Pendant la Première Guerre mondiale, G. Stein s’engage dans le corps des ambulances. En 1920, une nouvelle vague d’écrivains et d’artistes américains débarque chez elle. Ceux-ci la considèrent comme la patronne des « Expatriés ». G. Stein leur donne le nom de « Génération perdue ». À côté de Fitzgerald, d’Eliot, de Pound, il y a Hemingway, qu’elle décide à écrire et dont elle forme le style en litote.

Elle poursuit sa carrière littéraire avec Geography and Plays (1922), recueil expérimental, à la manière de Tender Buttons. En 1933, l’Autobiographie d’Alice B. Toklas remporte un gros succès aux État-Unis. G. Stein devient célèbre et fait une série de conférences. On publie ses manuscrits : Portraits and Prayers (1934), Narration (1935), où elle expose son « art poétique », The Geographical History of America (1936), où elle développe ses théories littéraires. Dans Everybody’s Autobiography (1937), G. Stein raconte sa tournée de conférences en Amérique en 1933. Mais elle reste attachée à la France, à son pittoresque, à sa liberté, comme elle dit dans Paris, France (1940). Pendant l’Occupation elle se retire à Bilignin, dans l’Ain. À la Libération, elle recueille de simples conversations avec des soldats américains (Brewsie and Willie, 1946). Elle y utilise la langue parlée. Ses livres sont de plus en plus des sténographies exemptes d’« arrangement ». G. Stein abuse un peu de la répétition. Il y a du procédé dans son refus des substantifs, des conjonctions, des adjectifs, voire de la ponctuation.

Ses techniques ont vieilli, mais G. Stein reste un pionnier, un animateur et un mémorialiste sans égal. Elle sait voir et écouter.

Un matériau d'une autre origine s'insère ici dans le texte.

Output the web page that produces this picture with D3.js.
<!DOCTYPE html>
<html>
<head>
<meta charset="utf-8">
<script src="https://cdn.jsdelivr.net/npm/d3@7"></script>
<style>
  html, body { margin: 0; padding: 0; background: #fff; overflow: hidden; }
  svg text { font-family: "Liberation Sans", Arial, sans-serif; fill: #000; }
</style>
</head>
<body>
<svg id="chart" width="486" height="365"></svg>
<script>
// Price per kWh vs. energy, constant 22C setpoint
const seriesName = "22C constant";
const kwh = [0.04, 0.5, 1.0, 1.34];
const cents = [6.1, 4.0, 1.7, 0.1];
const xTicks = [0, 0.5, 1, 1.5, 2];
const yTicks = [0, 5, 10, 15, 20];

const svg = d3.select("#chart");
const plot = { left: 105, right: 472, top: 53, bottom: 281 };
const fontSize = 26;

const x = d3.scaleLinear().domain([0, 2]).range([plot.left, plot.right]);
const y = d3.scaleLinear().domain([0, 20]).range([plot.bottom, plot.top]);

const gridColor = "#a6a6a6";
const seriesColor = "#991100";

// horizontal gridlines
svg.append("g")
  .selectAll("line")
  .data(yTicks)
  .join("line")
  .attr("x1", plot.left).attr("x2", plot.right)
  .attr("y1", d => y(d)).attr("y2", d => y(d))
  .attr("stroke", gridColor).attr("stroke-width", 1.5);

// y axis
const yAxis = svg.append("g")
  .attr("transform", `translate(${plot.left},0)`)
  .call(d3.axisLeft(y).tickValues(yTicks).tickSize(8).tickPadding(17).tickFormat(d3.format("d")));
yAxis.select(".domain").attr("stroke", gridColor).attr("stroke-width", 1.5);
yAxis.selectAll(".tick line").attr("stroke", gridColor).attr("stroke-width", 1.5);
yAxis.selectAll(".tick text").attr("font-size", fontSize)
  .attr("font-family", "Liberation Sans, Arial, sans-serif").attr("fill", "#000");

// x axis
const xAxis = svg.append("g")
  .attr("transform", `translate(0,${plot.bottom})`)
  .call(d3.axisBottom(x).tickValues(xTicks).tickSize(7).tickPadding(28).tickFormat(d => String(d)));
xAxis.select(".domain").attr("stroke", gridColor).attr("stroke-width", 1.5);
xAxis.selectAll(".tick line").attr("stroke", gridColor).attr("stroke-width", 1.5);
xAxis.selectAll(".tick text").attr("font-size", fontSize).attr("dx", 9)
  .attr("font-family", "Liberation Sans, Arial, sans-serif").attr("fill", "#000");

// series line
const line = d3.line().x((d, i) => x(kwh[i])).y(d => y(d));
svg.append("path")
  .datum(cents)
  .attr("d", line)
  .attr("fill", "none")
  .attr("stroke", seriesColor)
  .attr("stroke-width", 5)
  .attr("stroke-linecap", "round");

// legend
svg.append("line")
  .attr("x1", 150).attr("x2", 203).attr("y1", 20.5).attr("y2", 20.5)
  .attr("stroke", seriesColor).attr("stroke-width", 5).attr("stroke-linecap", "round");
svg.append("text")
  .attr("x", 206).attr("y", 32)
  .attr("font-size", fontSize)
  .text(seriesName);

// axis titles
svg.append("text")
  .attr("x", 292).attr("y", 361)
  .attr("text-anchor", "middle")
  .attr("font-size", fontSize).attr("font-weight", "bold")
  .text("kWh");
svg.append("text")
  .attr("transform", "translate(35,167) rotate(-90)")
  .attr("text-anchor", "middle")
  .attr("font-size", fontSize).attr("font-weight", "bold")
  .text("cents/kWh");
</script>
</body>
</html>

Et elle veut faire avec les mots ce qu’ont fait Braque et Picasso avec la peinture. Elle écrit comme on parle. Comme les peintres ses amis supprimaient la perspective spatiale, elle supprime dans ses livres la perspective temporelle, pour choisir l’essentiel, le « premier plan » d’un présent continu : une sténographie de la réalité parlée opposée à tout académisme. Dans l’excès même de ses procédés de libération, G. Stein témoigne d’une époque lasse des conventions, avide de trouver des sources neuves d’expression. Personne ne fut mieux à la charnière de deux siècles, de deux continents et de deux arts.

J. C.

 D. Sutherland, Gertrude Stein, a Biography of her Work (New Haven, Connect., 1951, nouv. éd., 1972 ; trad. fr. Gertrude Stein, Gallimard, 1973). / E. Sprigge, Gertrude Stein (Londres, 1957). / J. M. Brinnin, The Third Rose : G. Stein and her World (Boston, 1959). / F. J. Hoffman, G. Stein (Minneapolis, 1961). / A. B. Toklas, What is remembered (New York, 1963). / R. Bridgman, G. Stein in Pieces (Fair Lawn, N. J., 1970).

Steinbeck (John)

Écrivain américain (Salinas, Californie, 1902 - New York 1968).

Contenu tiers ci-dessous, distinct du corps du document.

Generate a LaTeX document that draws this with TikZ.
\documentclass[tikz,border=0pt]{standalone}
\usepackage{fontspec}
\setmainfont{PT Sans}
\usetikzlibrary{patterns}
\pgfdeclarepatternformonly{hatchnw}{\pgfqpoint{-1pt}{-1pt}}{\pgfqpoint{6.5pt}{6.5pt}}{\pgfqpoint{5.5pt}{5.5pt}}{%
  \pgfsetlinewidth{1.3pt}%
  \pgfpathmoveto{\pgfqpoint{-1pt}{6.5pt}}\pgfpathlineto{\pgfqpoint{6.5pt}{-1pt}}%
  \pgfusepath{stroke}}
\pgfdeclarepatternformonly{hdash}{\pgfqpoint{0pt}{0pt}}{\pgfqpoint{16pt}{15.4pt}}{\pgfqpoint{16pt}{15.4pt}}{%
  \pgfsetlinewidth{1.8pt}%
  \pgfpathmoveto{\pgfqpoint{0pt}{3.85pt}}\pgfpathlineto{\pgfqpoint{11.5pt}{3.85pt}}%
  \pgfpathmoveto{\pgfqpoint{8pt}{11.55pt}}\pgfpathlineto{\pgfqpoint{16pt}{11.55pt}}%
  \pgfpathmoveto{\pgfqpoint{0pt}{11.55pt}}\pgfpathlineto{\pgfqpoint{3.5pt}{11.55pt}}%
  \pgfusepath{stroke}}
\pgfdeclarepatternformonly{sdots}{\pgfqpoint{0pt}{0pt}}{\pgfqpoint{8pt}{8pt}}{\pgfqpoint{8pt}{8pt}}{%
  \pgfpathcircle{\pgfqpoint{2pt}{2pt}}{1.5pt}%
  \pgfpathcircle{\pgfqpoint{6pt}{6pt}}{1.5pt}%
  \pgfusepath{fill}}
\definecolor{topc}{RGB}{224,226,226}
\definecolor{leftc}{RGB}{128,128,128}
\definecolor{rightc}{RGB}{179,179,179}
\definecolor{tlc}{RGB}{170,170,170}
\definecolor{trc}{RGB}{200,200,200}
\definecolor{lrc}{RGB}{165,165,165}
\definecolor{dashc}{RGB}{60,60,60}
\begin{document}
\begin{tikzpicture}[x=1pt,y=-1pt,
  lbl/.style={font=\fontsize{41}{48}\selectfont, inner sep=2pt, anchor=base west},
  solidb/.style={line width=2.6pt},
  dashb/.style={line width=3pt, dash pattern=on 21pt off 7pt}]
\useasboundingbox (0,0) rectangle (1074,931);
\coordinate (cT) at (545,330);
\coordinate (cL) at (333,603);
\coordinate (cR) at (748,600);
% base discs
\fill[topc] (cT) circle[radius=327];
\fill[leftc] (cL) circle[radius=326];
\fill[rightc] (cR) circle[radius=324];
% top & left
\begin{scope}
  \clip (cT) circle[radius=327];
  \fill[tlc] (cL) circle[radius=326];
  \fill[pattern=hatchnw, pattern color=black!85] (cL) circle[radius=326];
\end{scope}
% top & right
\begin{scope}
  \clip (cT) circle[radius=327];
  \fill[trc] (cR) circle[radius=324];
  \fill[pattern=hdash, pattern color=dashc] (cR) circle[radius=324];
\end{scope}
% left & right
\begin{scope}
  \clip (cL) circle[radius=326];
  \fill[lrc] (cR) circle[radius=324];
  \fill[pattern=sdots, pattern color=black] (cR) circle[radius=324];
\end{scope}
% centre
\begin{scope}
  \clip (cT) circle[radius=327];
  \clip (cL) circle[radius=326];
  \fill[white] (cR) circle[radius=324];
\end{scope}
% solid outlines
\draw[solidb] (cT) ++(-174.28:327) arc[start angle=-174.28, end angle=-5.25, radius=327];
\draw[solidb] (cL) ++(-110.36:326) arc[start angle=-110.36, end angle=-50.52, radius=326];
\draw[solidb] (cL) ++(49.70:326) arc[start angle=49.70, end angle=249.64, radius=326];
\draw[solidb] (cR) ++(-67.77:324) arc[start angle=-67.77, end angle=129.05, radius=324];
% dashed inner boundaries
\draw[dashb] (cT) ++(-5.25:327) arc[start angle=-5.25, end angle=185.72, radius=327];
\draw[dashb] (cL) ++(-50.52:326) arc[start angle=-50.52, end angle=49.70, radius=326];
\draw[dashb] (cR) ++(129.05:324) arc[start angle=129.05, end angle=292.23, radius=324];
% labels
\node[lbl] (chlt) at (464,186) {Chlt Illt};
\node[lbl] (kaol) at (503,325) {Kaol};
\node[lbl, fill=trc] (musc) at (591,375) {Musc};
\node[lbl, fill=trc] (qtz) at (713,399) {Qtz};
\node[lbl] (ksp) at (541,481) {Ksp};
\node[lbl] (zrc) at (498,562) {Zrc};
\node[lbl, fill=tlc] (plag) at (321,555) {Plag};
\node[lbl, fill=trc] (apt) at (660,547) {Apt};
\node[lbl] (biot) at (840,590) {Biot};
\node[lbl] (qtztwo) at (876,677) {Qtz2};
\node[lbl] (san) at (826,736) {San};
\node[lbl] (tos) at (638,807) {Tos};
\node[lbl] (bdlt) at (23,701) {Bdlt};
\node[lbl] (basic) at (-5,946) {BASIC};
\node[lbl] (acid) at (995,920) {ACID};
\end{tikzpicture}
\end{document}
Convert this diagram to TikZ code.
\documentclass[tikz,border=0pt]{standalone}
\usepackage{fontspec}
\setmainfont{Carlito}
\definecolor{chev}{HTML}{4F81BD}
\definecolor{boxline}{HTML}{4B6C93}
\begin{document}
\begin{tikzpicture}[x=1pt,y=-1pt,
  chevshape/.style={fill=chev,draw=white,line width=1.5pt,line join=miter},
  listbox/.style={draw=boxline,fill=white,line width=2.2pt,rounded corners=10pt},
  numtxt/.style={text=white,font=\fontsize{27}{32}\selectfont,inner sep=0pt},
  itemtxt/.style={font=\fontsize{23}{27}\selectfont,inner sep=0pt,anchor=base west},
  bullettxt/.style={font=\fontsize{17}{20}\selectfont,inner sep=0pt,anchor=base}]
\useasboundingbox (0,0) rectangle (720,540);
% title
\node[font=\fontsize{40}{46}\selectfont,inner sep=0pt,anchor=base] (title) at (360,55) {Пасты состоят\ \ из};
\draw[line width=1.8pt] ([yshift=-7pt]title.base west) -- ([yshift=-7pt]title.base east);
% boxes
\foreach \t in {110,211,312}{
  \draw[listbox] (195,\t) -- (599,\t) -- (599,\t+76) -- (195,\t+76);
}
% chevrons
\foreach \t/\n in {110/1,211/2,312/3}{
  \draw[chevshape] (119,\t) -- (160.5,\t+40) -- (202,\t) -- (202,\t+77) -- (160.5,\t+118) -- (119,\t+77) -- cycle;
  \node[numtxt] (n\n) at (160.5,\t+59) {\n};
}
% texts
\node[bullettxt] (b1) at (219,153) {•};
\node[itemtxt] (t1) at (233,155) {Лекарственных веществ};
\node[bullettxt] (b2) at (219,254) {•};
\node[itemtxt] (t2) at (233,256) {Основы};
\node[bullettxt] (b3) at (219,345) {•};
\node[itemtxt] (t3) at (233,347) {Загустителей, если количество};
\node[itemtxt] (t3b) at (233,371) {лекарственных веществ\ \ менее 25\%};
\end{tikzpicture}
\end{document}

Le prix Nobel de littérature en 1962 et le succès de certains de ses livres, Des souris et des hommes, les Raisins de la colère, ont longtemps valu à Steinbeck une réputation égale à celle de Faulkner* et d’Hemingway*, ses contemporains, mais qui résiste mal au temps et à une analyse sérieuse. Steinbeck est probablement l’un des meilleurs romanciers régionalistes américains. C’est son principal, voire son unique mérite. Son histoire est un peu celle du paysan corrompu par la ville. Steinbeck le fruste, le romancier de l’élémentaire, de l’immanence absolue n’aurait jamais dû quitter son village qui l’inspire si bien. Il connaît parfaitement cette « grande vallée » de Salinas, en Californie, qui descend vers le Pacifique, à 200 km au sud de San Francisco, avec ses champs fertiles, ses immenses ranches et les pêcheurs mexicains de Monterey. C’est là qu’il est né, en 1902, d’une famille très simple d’origine irlandaise : père fonctionnaire, mère institutrice. C’est là qu’il a ses « racines », son « poney rouge » (ce sera le titre d’une nouvelle qui paraîtra en 1937), sa cabane en bois. Après de brèves études à l’université Stanford, près de San Francisco, c’est à Salinas qu’il tâte de tous les métiers : maçon, bûcheron, ouvrier agricole, comme les « paisanos » de Tortilla Flat et les fermiers de Pâturages du ciel. Le meilleur de son œuvre est là. Steinbeck n’est pas un grand visionnaire, ni un grand créateur comme Faulkner. C’est un peintre naïf. Le Yoknapatawpha est en Faulkner. Steinbeck, lui, est dans Salinas. Son génie simple, c’est de regarder, d’entendre, de sentir la terre, les hommes et les bêtes de Salinas, sans omettre un détail, pas même que les paysans n’y prononcent le « g » des participes présents qu’en fin de phrase. Si Steinbeck avait accepté la pente naturelle de son talent, ce serait une sorte de Giono de la Californie. Là, dans l’isolement, il écrit son premier livre, la Coupe d’or (Cup of Gold, 1929), où se devine déjà un romantisme facile. Il publie, en 1932, les Pâturages du ciel (The Pastures of Heaven), puis en 1933 À un dieu inconnu (To a God Unknown), un livre panthéiste, dont le lyrisme rappelle D. H. Lawrence.